What is the technique for integrating velocity with respect to dy?

In other words:
integral(dv^2/dt) dy [ from 0 to h ]

if anyone can help, that'd be super.. mkay

 

[HallsofIvy]

Without knowing, the relationship of velocity to y, no!

You don't even say, though I would guess it, the the velocity is the velocity of something in the y direction- that is, that v= dy/dt. d(v²)/dt= 2 v dv/dt.
We still can't integrate that with respect to y until we have some idea of the relationship between y and t.

 

[pt176900]

at time t = 0, y = 0
at some time t, y will be a maximum.

The problem reads: Find the speed of a bullet fired straight up when the resistive force is given by F(v) = -cv^2
so you have

1/2 mdv^2/dy = -mg - cv^2
mdv^2/dy = 2 (-mg -cv^2)

which is a seperable differential equation

mdv^2 = 2 (-mg - cv^2) dy

dv^2 = (-2g - 2cv^2/m) dy = -2 (g + cv^2/m) dy

so... this is where I am a little stuck
can you suggets where to proceed?

 

[HallsofIvy]

The whole point of a "separable equation" is to separate the variables!

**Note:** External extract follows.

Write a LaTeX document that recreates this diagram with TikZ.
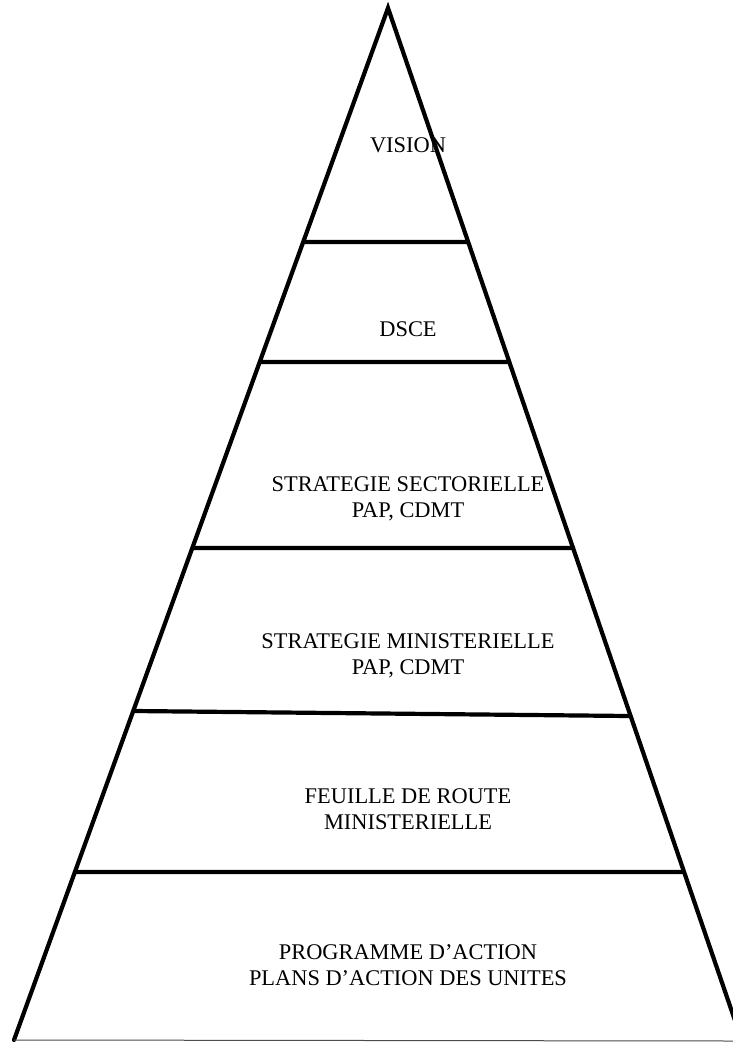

Once you have md(v²)= 2 (-mg - cv²) dy

Rewrite it as $m\frac{d(v^2)}{cv^2+ mg}= -2ydy$ and integrate.

(I started to write d(v²) as 2v dv but then I recognized that you have only v² and not v itself in the integral. If you let y= v², the integral on the left is exactly the same as the integral of $m\frac{dy}{cy+mg}$.)